Il documento esprime anche sostegno ai cineasti palestinesi, i quali, in questi mesi di guerra tra Israele e Hamas, hanno dovuto affrontare «razzismo e disumanizzazione» nel contesto degli attacchi alla Striscia di Gaza. La lettera assicura che chi l’ha sottoscritta non proietterà film, non parteciperà né collaborerà con organizzazioni «implicate nel genocidio e nell’apartheid contro il popolo palestinese».

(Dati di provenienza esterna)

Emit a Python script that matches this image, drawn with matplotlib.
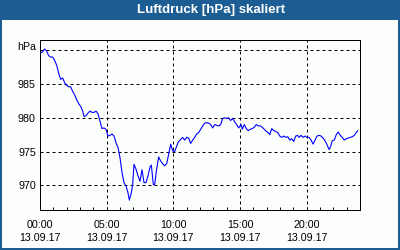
import matplotlib
matplotlib.use("Agg")
import matplotlib.pyplot as plt
from matplotlib.patches import Rectangle
from matplotlib.ticker import MultipleLocator, FixedLocator

# pressure readings, 13.09.17 (hours since midnight, hPa)
hours = [
    0.05, 0.20, 0.35, 0.50, 0.65, 0.80, 0.95, 1.10, 1.25, 1.40, 1.55, 1.70, 1.85, 2.00,
    2.15, 2.30, 2.45, 2.60, 2.75, 2.90, 3.05, 3.20, 3.30, 3.45, 3.60, 3.75, 3.90, 4.05,
    4.20, 4.35, 4.50, 4.65, 4.80, 4.95, 5.10, 5.25, 5.40, 5.55, 5.70, 5.85, 6.00, 6.15,
    6.30, 6.45, 6.60, 6.70, 6.85, 6.95, 7.05, 7.20, 7.35, 7.50, 7.65, 7.80, 7.95, 8.10,
    8.25, 8.35, 8.50, 8.60, 8.75, 8.90, 9.05, 9.20, 9.35, 9.50, 9.65, 9.80, 9.95, 10.10,
    10.25, 10.40, 10.60, 10.70, 10.85, 11.00, 11.15, 11.30, 11.45, 11.60, 11.75, 11.90,
    12.05, 12.20, 12.35, 12.50, 12.65, 12.80, 12.95, 13.10, 13.25, 13.40, 13.55, 13.70,
    13.85, 14.00, 14.15, 14.30, 14.45, 14.60, 14.75, 14.90, 15.08, 15.17, 15.32, 15.47,
    15.62, 15.77, 15.92, 16.07, 16.22, 16.37, 16.52, 16.67, 16.82, 16.97, 17.12, 17.23,
    17.38, 17.53, 17.68, 17.83, 17.98, 18.13, 18.28, 18.43, 18.58, 18.73, 18.88, 19.03,
    19.18, 19.33, 19.43, 19.58, 19.73, 19.88, 20.03, 20.18, 20.33, 20.48, 20.63, 20.78,
    20.93, 21.08, 21.23, 21.38, 21.53, 21.68, 21.77, 21.92, 22.07, 22.22, 22.37, 22.52,
    22.67, 22.82, 22.97, 23.12, 23.27, 23.42, 23.57, 23.72, 23.83,
]
pressure = [
    989.6, 989.8, 990.2, 989.9, 989.2, 989.0, 989.0, 988.5, 987.8, 986.6, 985.7, 985.9, 985.2, 984.8,
    984.6, 984.6, 983.9, 983.4, 982.7, 982.1, 981.7, 981.0, 980.2, 980.3, 980.7, 981.0, 980.8, 980.8,
    981.0, 980.6, 979.5, 978.4, 978.5, 978.3, 977.3, 977.4, 977.6, 977.3, 976.3, 975.6, 974.1, 971.9,
    970.4, 969.9, 968.9, 967.8, 968.9, 970.1, 973.1, 972.4, 971.4, 970.6, 972.3, 970.4, 970.4, 971.4,
    972.7, 973.0, 970.1, 970.1, 972.4, 974.2, 973.6, 973.2, 972.9, 973.2, 974.6, 976.1, 975.1, 975.0,
    975.8, 976.5, 976.9, 977.1, 976.7, 977.1, 977.0, 976.2, 976.7, 977.1, 977.6, 977.8,
    978.3, 978.8, 979.2, 979.3, 979.2, 979.0, 978.5, 979.0, 978.9, 978.8, 979.0, 979.9,
    980.0, 979.9, 980.0, 979.6, 979.9, 979.4, 979.0, 978.5, 979.0, 978.3, 979.0, 978.4,
    978.1, 978.3, 978.4, 978.6, 979.0, 978.8, 978.8, 978.6, 978.3, 978.0, 977.8, 977.5,
    978.4, 978.1, 978.0, 977.8, 977.3, 977.1, 977.3, 977.1, 977.2, 976.7, 976.9, 976.5,
    977.3, 977.4, 977.1, 977.4, 977.1, 977.3, 977.1, 977.1, 976.7, 976.1, 976.7, 977.3,
    977.4, 977.3, 977.0, 976.6, 976.0, 975.3, 975.6, 976.6, 976.7, 977.5, 977.9, 977.4,
    977.1, 976.7, 976.9, 977.0, 977.1, 977.2, 977.4, 977.8, 978.1,
]

tick_hours = [0, 5, 10, 15, 20]
tick_labels = ["00:00\n13.09.17", "05:00\n13.09.17", "10:00\n13.09.17",
               "15:00\n13.09.17", "20:00\n13.09.17"]
y_ticks = [970, 975, 980, 985, 990]
y_labels = ["970", "975", "980", "985", ""]

TITLE_BLUE = "#1c5e93"
PANEL = "#fcfefc"
plt.rcParams["font.family"] = ["Liberation Sans", "DejaVu Sans"]

fig = plt.figure(figsize=(4, 2.5), dpi=100, facecolor=TITLE_BLUE)
# white panel inside the blue frame / title bar
fig.patches.append(Rectangle((2 / 400, 2 / 250), 396 / 400, 228 / 250,
                             transform=fig.transFigure, facecolor=PANEL,
                             edgecolor="none", zorder=-1))
fig.text(211 / 400, 1 - 10 / 250, "Luftdruck [hPa] skaliert", color="white",
         fontsize=9.5, fontweight="bold", ha="center", va="center")

ax = fig.add_axes([0.1, 0.16, 0.8, 0.68])
ax.set_zorder(2)
ax.set_facecolor(PANEL)
ax.plot(hours, pressure, color="#0000ff", linewidth=0.8, zorder=3)

ax.set_xlim(0, 24)
ax.set_ylim(966.34, 991.53)

ax.set_xticks(tick_hours, tick_labels)
ax.xaxis.set_minor_locator(MultipleLocator(1))
ax.set_yticks(y_ticks, y_labels)
ax.tick_params(axis="x", which="both", direction="in", length=2.5, width=0.72,
               color="black", labelsize=7.7, pad=7)
ax.tick_params(axis="y", length=0, labelsize=7.7, pad=3)
for lbl in ax.get_xticklabels():
    lbl.set_linespacing(1.35)

ax.grid(True, which="major", color="black", linewidth=0.72, linestyle=(0, (3, 3)))
for side in ax.spines.values():
    side.set_linewidth(0.72)
    side.set_color("black")

fig.text(36 / 400, 1 - 50 / 250, "hPa", fontsize=7.7, ha="right", va="baseline",
         zorder=3)

fig.savefig("out.png", dpi=100, facecolor=TITLE_BLUE)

L’azione si rifarebbe a un precedente nobile in particolare. Gli organizzatori hanno infatti indicato un modello per la loro protesta: la Filmmakers United Against Apartheid, fondata da Jonathan Damme, Martin Scorsese e altri 100 registi di spicco nel 1987. L’obiettivo, allora, era impedire che l’industria del cinema statunitense distribuisse film nel Sud Africa dell’apartheid.

«La stragrande maggioranza delle produzioni e distribuzioni israeliane, dei loro agenti vendita, dei loro cinema e delle istituzioni cinematografiche non si è mai espressa a favore di un pieno riconoscimento internazionale dei diritti dei palestinesi», questo ha dichiarati la Film Workers for Palestine.

Tra gli ulteriori firmatari dell’appello, Yorgos Lanthimos, Ava DuVernay, Adam McKay, Emma Seligman, Joshua Oppenheimer, Mike Leigh, Lily Gladstone, Aimee Lou Wood, Paapa Essiedu, Gael Garcia Bernal, Javier Bardem, Joe Alwyn e Josh O’Connor.